First we have to find a way to create an adversarial example. An adversarial example is an input of the neural network that results in an incorrect prediction. We are going to use two different bounded attacks:

L_2 bounded attacks:

First, we have to craft adversarial pertrubations that have a L_2 norm of norm(x_pertr - x) = epsilon, with epsilon being a given radius(here epsilon = 5).

L_infinity bounded attacks

Following, we craft adversarial pertrubations with L_infinity norm of norm(x_pertr - x) < epsilon (here epsilon = 0.3)

We implemented a fast gradient attack and trained our model.
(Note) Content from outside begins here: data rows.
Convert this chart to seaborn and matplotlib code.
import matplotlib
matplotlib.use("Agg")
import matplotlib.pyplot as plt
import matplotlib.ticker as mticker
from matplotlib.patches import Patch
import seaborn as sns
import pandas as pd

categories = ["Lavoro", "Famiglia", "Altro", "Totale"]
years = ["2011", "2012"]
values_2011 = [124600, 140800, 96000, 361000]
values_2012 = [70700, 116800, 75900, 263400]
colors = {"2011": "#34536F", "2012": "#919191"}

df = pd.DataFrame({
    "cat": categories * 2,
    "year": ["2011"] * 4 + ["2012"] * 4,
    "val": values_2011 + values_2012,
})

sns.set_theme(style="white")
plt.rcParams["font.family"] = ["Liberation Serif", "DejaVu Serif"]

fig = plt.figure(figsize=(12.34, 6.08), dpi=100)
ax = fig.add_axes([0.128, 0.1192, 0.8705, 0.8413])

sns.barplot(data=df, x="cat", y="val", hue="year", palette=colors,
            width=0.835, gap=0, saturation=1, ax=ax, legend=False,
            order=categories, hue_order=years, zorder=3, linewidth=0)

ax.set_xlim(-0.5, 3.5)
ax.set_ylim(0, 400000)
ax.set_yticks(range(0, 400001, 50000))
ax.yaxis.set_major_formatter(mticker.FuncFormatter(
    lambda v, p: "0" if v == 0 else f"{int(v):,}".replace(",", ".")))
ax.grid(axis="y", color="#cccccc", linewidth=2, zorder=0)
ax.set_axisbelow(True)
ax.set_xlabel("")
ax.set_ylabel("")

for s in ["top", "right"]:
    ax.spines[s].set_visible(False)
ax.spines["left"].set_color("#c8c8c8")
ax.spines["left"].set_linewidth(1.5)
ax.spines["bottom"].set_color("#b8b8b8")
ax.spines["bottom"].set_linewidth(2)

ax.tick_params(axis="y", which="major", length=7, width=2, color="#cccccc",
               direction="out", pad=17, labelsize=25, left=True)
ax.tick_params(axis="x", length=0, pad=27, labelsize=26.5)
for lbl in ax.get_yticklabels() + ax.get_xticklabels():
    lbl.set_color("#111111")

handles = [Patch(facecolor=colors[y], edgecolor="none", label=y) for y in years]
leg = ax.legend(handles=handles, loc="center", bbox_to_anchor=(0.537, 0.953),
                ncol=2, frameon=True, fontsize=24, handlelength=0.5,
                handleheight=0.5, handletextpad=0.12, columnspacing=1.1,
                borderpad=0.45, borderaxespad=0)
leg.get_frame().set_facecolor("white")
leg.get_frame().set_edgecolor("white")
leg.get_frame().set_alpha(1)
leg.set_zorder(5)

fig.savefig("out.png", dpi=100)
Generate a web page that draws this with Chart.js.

Visualization of the created adversarial examples and the prediction of our model on them:

The prertrubet accuracy with the L_2 bounded attack is: 9,7%

and

The prertrubet accuracy with the L_infinity bounded attack is: 2,7%

Adversarial Training

Now, our goal is to perform adversarial training on our CNN model. This means that we are going to train our model based on the prediction that it does on the pertrubed images. We are going to use only the L_2 bounded attack for our training.

Results:

Accuracy of the model without considering the attacks: 96,53%

Accuracy of the model with the attacks: 94,59%

Certified Adversarial Robustness via Randomized Smoothing

Here, we want to train a smooth classifier via the principle of randomized smoothing. Randomized smoothing is a method for constructing a new, “smoothed” classifier from an arbitrary base classifier. (for more details see https://arxiv.org/pdf/1902.02918.pdf)

alt text

Final Comparison

Here, we are comparing the robustness of the different training types that we used (normal training, adversarial training and randomized smoothing training) and the results are the following:

normal training: correct_certified 974, avg. certifiable radius: 2.0746

adversarial training: correct_certified 1870, avg. certifiable radius: 0.8292

randomized smoothing training: correct_certified 7684, avg. certifiable radius: 0.9430

We conclude that the robust training via randomized smoothing leads to the best robustness of the model.

PyTorch was used for the development of the model.